Reber started a Constitutional Reform Committee to initiate legislation regarding modifications to the bylaws to make them easier to abide by and uphold.

“I was in favor of enforcing the rules that are already in existence,” he said. “However, since we did not enforce this on people from the beginning and it was promised early on that this issue would be resolved, I decided to hold off on asking for enforcement.”

Reber added the culture of non-attendance is an issue, which must be resolved early before it becomes an even larger problem with the next elected body.

“I feel that part of the issue is that not enforcing these policies early on caused people to be lax, and now that we have made a habit of not enforcing them, people do not feel a responsibility to attend,” he said.

Houk said a potential reform could be the addition of a permanent proxy for each school so quorum can be met when representatives are absent.

“We’re exploring the idea of permanent proxy in which case we would always have an alternate for each school in case someone from a school can’t come,” Houk said.

Pailla suggested finding a solution to this issue by dealing with the student body.

“It’s hard when [representatives have] already been elected,” Pailla said. “It’s the electorate’s fault; we need to be proactive in making sure that the electorate is more informed.”

While it is important to draw attention to attendance problems, Pailla also said good attendance records need to be recognized to encourage representatives to participate.

“It’s hard for people to change their behavior when their good behavior is not being noticed,” Pailla said. “This is something that has definitely affected the morale of Student Council and the electorate as well.”

Moving forward, Dollhopf said Council plans to develop within its newly elected body an attitude of respect for and adherence to the bylaws.

“Student Council, to remedy this issue, first and foremost will be enforcing the attendance policy more strictly in the coming year,” Dollhopf said. “Furthermore, there will soon be a new body of representatives – without degrading from this representative body at all – to freshly mold.”

Making your vote count

Ellen Duthoy, University Democrats University Relations Coordinator, said students need to make their votes count by choosing representatives with good records.

“A vote for a candidate who won’t show up to meetings is a wasted vote,” Duthoy said. “Students vote for candidates based on what they promise to do; they need to know that a candidate at least stands a chance of following through on these promises.
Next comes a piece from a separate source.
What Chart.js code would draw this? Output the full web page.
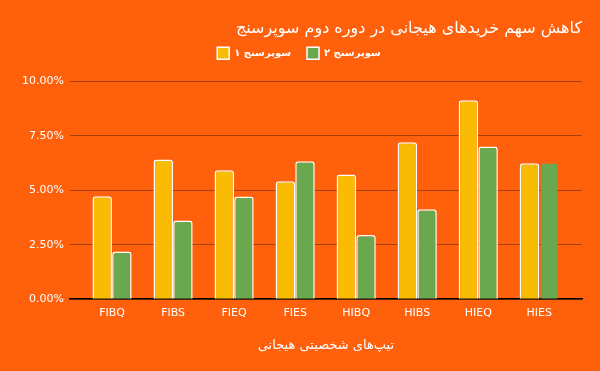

Making the attendance record of Student Council members public and easily accessible could be beneficial in this regard.”

Representatives who do not attend meetings are failing in their duties to the student body, Reber said.
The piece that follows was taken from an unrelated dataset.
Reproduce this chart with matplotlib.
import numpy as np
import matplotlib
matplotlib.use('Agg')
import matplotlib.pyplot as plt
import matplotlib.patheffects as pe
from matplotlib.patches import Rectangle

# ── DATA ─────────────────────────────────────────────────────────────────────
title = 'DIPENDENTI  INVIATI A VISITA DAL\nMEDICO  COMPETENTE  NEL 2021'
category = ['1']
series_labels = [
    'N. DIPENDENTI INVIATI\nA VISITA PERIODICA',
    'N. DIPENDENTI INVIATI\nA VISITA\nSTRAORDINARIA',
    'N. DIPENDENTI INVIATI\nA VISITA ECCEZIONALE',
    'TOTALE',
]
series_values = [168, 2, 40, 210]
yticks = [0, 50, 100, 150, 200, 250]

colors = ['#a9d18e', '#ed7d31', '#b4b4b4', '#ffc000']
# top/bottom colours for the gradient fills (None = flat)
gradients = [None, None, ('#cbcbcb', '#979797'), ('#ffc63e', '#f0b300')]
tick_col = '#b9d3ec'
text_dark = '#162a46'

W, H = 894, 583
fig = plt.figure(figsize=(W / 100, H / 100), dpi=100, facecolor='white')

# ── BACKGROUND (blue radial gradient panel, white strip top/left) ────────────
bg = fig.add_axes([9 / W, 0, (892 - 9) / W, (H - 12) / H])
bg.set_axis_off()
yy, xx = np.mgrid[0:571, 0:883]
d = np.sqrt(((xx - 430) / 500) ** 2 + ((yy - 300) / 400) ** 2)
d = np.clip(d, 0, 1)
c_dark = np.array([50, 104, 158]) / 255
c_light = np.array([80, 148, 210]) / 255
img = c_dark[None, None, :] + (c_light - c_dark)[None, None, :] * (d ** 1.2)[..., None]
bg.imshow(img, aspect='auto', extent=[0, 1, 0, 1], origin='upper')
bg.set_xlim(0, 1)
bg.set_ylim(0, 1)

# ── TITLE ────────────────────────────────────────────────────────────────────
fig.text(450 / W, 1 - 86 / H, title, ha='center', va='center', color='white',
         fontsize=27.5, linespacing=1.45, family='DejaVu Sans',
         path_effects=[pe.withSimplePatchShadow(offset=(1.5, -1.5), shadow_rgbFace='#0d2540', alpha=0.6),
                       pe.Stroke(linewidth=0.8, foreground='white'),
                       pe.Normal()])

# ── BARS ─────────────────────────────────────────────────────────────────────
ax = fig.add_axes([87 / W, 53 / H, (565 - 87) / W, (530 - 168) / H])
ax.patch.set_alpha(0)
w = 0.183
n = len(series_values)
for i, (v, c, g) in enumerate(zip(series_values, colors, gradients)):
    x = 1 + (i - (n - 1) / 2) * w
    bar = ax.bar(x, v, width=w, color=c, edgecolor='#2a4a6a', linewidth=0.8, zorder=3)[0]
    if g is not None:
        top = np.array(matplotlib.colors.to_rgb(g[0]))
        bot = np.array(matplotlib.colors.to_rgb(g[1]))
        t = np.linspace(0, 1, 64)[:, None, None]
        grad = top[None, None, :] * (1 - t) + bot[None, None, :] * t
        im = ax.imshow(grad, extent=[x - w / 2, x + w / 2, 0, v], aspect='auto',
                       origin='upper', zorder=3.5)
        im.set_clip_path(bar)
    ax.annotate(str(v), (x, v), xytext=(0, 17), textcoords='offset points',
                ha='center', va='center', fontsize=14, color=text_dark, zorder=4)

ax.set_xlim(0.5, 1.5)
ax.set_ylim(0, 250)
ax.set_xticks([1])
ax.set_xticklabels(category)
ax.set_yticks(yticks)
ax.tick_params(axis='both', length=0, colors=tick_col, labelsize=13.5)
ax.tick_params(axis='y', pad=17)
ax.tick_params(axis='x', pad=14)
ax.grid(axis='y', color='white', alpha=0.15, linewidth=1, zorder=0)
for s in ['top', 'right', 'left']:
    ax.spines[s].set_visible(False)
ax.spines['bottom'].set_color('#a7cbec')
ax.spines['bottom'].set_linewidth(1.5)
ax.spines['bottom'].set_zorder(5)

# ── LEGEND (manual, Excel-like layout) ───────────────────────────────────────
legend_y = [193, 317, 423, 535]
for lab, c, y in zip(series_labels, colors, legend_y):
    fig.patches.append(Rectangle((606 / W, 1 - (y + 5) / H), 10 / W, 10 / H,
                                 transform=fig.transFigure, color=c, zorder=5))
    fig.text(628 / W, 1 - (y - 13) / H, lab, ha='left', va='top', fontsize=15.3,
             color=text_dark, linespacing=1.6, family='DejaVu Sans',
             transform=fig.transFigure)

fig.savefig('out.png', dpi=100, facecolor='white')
“[Attending meetings] is also a matter of responsibility,” he said. “We have a duty to represent the members of our constituency and [the fact] that some of our representatives could not be bothered to show up means that they are not truly trying to stand up for the members they represent.”

Second-year College student Katie Wymer said absentee representatives may make students question the worth of Council.
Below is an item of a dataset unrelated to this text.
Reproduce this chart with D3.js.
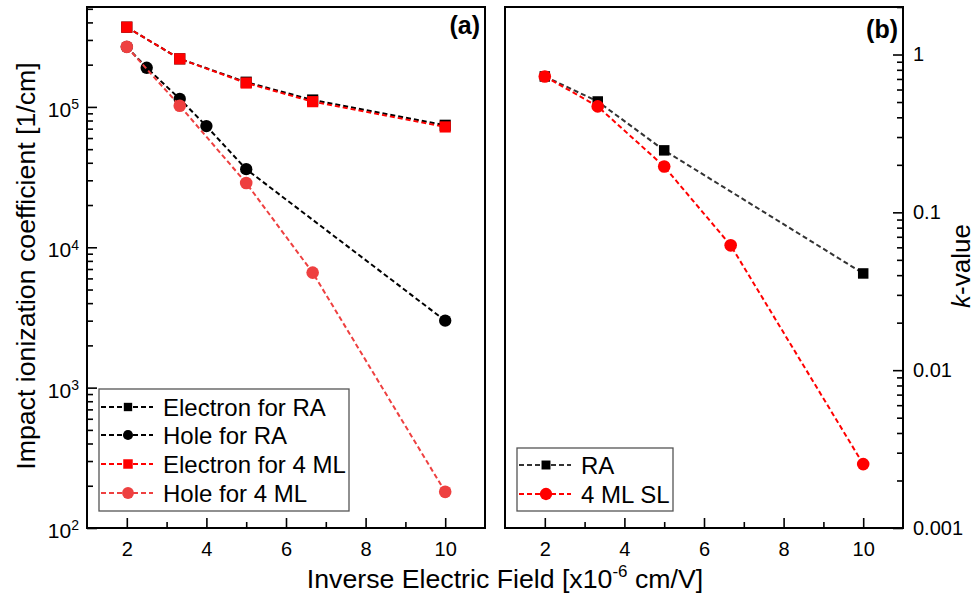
<!DOCTYPE html>
<html>
<head>
<meta charset="utf-8">
<script src="https://cdn.jsdelivr.net/npm/d3@7"></script>
<style>
  body { margin: 0; background: #fff; }
  svg { display: block; font-family: "Liberation Sans", Arial, sans-serif; }
</style>
</head>
<body>
<svg id="chart" width="975" height="606"></svg>
<script>
// ---- Data ----
const xTicks = [2, 4, 6, 8, 10];
const xMinorTicks = [3, 5, 7, 9];

// Panel (a): impact ionization coefficient [1/cm]
const xElecRA = [2, 3.33, 5, 6.67, 10];
const elecRA = [3.7e5, 2.2e5, 1.5e5, 1.12e5, 7.4e4];
const xHoleRA = [2, 2.5, 3.33, 4, 5, 10];
const holeRA = [2.68e5, 1.9e5, 1.14e5, 7.3e4, 3.6e4, 3.0e3];
const xElec4ML = [2, 3.33, 5, 6.67, 10];
const elec4ML = [3.7e5, 2.2e5, 1.48e5, 1.09e5, 7.2e4];
const xHole4ML = [2, 3.33, 5, 6.67, 10];
const hole4ML = [2.68e5, 1.02e5, 2.87e4, 6.6e3, 181];
const aYTicks = [1e2, 1e3, 1e4, 1e5];

// Panel (b): k-value
const xKRA = [2, 3.33, 5, 10];
const kRA = [0.726, 0.504, 0.247, 0.041];
const xK4ML = [2, 3.33, 5, 6.67, 10];
const k4ML = [0.726, 0.469, 0.195, 0.0618, 0.00254];
const bYTicks = [0.001, 0.01, 0.1, 1];
const bYTickLabels = ["0.001", "0.01", "0.1", "1"];

const legendA = ["Electron for RA", "Hole for RA", "Electron for 4 ML", "Hole for 4 ML"];
const legendB = ["RA", "4 ML SL"];

// ---- Layout ----
const svg = d3.select("#chart");
const pa = {left: 87, right: 485, top: 7, bottom: 528};
const pb = {left: 505, right: 903, top: 7, bottom: 528};

const xa = d3.scaleLinear().domain([1, 11]).range([pa.left, pa.right]);
const ya = d3.scaleLog().domain([100, 5.15e5]).range([pa.bottom, pa.top]);
const xb = d3.scaleLinear().domain([1, 11]).range([pb.left, pb.right]);
const yb = d3.scaleLog().domain([0.001, 2]).range([pb.bottom, pb.top]);

function minorLog(domain) {
  const out = [];
  const lo = Math.floor(Math.log10(domain[0])), hi = Math.ceil(Math.log10(domain[1]));
  for (let e = lo; e <= hi; e++) {
    for (let m = 2; m <= 9; m++) {
      const v = m * Math.pow(10, e);
      if (v >= domain[0] && v <= domain[1]) out.push(v);
    }
  }
  return out;
}

const font = "Liberation Sans, Arial, sans-serif";

function styleAxis(g) {
  g.select(".domain").remove();
  g.selectAll(".tick line").attr("stroke", "#000").attr("stroke-width", 1.6);
  g.selectAll(".tick text").attr("fill", "#000").attr("font-family", font);
}

// ---- Panel (a) axes ----
svg.append("g").attr("transform", `translate(0,${pa.bottom})`)
  .call(d3.axisBottom(xa).tickValues(xTicks).tickSize(-10).tickPadding(14).tickFormat(d3.format("d")))
  .call(styleAxis).call(g => g.selectAll(".tick text").attr("font-size", 20));
svg.append("g").attr("transform", `translate(0,${pa.bottom})`)
  .call(d3.axisBottom(xa).tickValues(xMinorTicks).tickSize(-6).tickFormat(""))
  .call(styleAxis);
svg.append("g").attr("transform", `translate(${pa.left},0)`)
  .call(d3.axisLeft(ya).tickValues(aYTicks).tickSize(-10).tickPadding(8).tickFormat(""))
  .call(styleAxis)
  .call(g => g.selectAll(".tick text").each(function(d) {
    const t = d3.select(this).attr("font-size", 21).attr("dy", "0.45em");
    t.append("tspan").text("10");
    t.append("tspan").attr("dy", "-0.55em").attr("font-size", 14).text(Math.round(Math.log10(d)));
  }));
svg.append("g").attr("transform", `translate(${pa.left},0)`)
  .call(d3.axisLeft(ya).tickValues(minorLog(ya.domain())).tickSize(-6).tickFormat(""))
  .call(styleAxis);

// ---- Panel (b) axes ----
svg.append("g").attr("transform", `translate(0,${pb.bottom})`)
  .call(d3.axisBottom(xb).tickValues(xTicks).tickSize(-10).tickPadding(14).tickFormat(d3.format("d")))
  .call(styleAxis).call(g => g.selectAll(".tick text").attr("font-size", 20));
svg.append("g").attr("transform", `translate(0,${pb.bottom})`)
  .call(d3.axisBottom(xb).tickValues(xMinorTicks).tickSize(-6).tickFormat(""))
  .call(styleAxis);
svg.append("g").attr("transform", `translate(${pb.right},0)`)
  .call(d3.axisRight(yb).tickValues(bYTicks).tickSize(-10).tickPadding(10)
    .tickFormat((d, i) => bYTickLabels[i]))
  .call(styleAxis).call(g => g.selectAll(".tick text").attr("font-size", 20));
svg.append("g").attr("transform", `translate(${pb.right},0)`)
  .call(d3.axisRight(yb).tickValues(minorLog(yb.domain())).tickSize(-6).tickFormat(""))
  .call(styleAxis);

// ---- Frames ----
[pa, pb].forEach(p => {
  svg.append("rect").attr("x", p.left).attr("y", p.top)
    .attr("width", p.right - p.left).attr("height", p.bottom - p.top)
    .attr("fill", "none").attr("stroke", "#000").attr("stroke-width", 2);
});

// ---- Series drawing ----
function drawSeries(xs, ys, xScale, yScale, color, lineColor, shape, size) {
  const pts = xs.map((x, i) => [x, ys[i]]);
  const line = d3.line().x(d => xScale(d[0])).y(d => yScale(d[1]));
  svg.append("path").datum(pts).attr("d", line)
    .attr("fill", "none").attr("stroke", lineColor).attr("stroke-width", 2)
    .attr("stroke-dasharray", "5,3");
  const sym = d3.symbol().type(shape === "square" ? d3.symbolSquare : d3.symbolCircle).size(size);
  svg.append("g").selectAll("path").data(pts).join("path")
    .attr("d", sym)
    .attr("transform", d => `translate(${xScale(d[0])},${yScale(d[1])})`)
    .attr("fill", color);
}

const RED = "#ff0000";
const LRED = "#ee4040";

drawSeries(xElecRA, elecRA, xa, ya, "#000", "#000", "square", 125);
drawSeries(xHoleRA, holeRA, xa, ya, "#000", "#000", "circle", 120);
drawSeries(xElec4ML, elec4ML, xa, ya, RED, RED, "square", 125);
drawSeries(xHole4ML, hole4ML, xa, ya, LRED, LRED, "circle", 125);

drawSeries(xKRA, kRA, xb, yb, "#000", "#333", "square", 110);
drawSeries(xK4ML, k4ML, xb, yb, RED, RED, "circle", 125);

// ---- Legends ----
function legend(x0, y0, w, h, rows, items, fontSize) {
  svg.append("rect").attr("x", x0).attr("y", y0).attr("width", w).attr("height", h)
    .attr("fill", "#fff").attr("stroke", "#555").attr("stroke-width", 1.3);
  items.forEach((it, i) => {
    const cy = rows[i];
    svg.append("line").attr("x1", x0 + 2).attr("x2", x0 + 54).attr("y1", cy).attr("y2", cy)
      .attr("stroke", it.line).attr("stroke-width", 2).attr("stroke-dasharray", "5,3");
    const sym = d3.symbol().type(it.shape === "square" ? d3.symbolSquare : d3.symbolCircle).size(it.size);
    svg.append("path").attr("d", sym).attr("transform", `translate(${x0 + 29},${cy})`).attr("fill", it.color);
    svg.append("text").attr("x", x0 + 64).attr("y", cy).attr("dy", "0.36em")
      .attr("font-size", fontSize).attr("font-family", font).attr("fill", "#000").text(it.label);
  });
}

legend(99, 389, 250, 122, [407, 435, 464, 493], [
  {label: legendA[0], color: "#000", line: "#000", shape: "square", size: 70},
  {label: legendA[1], color: "#000", line: "#000", shape: "circle", size: 80},
  {label: legendA[2], color: RED, line: RED, shape: "square", size: 90},
  {label: legendA[3], color: LRED, line: LRED, shape: "circle", size: 110}
], 24);

legend(517, 448, 156, 63, [465, 494], [
  {label: legendB[0], color: "#000", line: "#333", shape: "square", size: 80},
  {label: legendB[1], color: RED, line: RED, shape: "circle", size: 120}
], 24);

// ---- Panel labels ----
svg.append("text").attr("x", 480).attr("y", 34).attr("text-anchor", "end")
  .attr("font-size", 25).attr("font-weight", "bold").attr("font-family", font).text("(a)");
svg.append("text").attr("x", 898).attr("y", 38).attr("text-anchor", "end")
  .attr("font-size", 25).attr("font-weight", "bold").attr("font-family", font).text("(b)");

// ---- Axis titles ----
svg.append("text").attr("transform", "translate(35,266) rotate(-90)")
  .attr("text-anchor", "middle").attr("font-size", 26.7).attr("font-family", font)
  .text("Impact ionization coefficient [1/cm]");

const xt = svg.append("text").attr("x", 505).attr("y", 588).attr("text-anchor", "middle")
  .attr("font-size", 26.7).attr("font-family", font);
xt.append("tspan").text("Inverse Electric Field [x10");
xt.append("tspan").attr("dy", -11).attr("font-size", 17).text("-6");
xt.append("tspan").attr("dy", 11).text(" cm/V]");

const kt = svg.append("text").attr("transform", "translate(970,266) rotate(-90)")
  .attr("text-anchor", "middle").attr("font-size", 26).attr("font-family", font);
kt.append("tspan").attr("font-style", "italic").text("k");
kt.append("tspan").text("-value");
</script>
</body>
</html>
“The Council’s failure to meet quorum may not directly affect the student body, but it certainly furthers the view of the worthlessness of Student Council,” Wymer said. “When no one cares enough to show up for meetings, suspicions that those on Council are simply [trying] to get a resume-builder or highlight for their Lawn Room application are seemingly confirmed.”

The failure of Council representatives this semester substantiates the cynicism about student politics at the University, Duthoy said.

“Overall, this problem lies in [the] culture,” Duthoy said. “It seems that some people want to be in Student Council for prestige, for their resumes, for name recognition – but not to actually work for the students and represent their concerns. Student Council needs to enforce its bylaws and take serious measures to make sure its members remain committed.”

Correction: An earlier version of this story erroneously indicated voting for student government positions begins Friday, Feb. 24. In fact, it begins Monday, Feb. 20.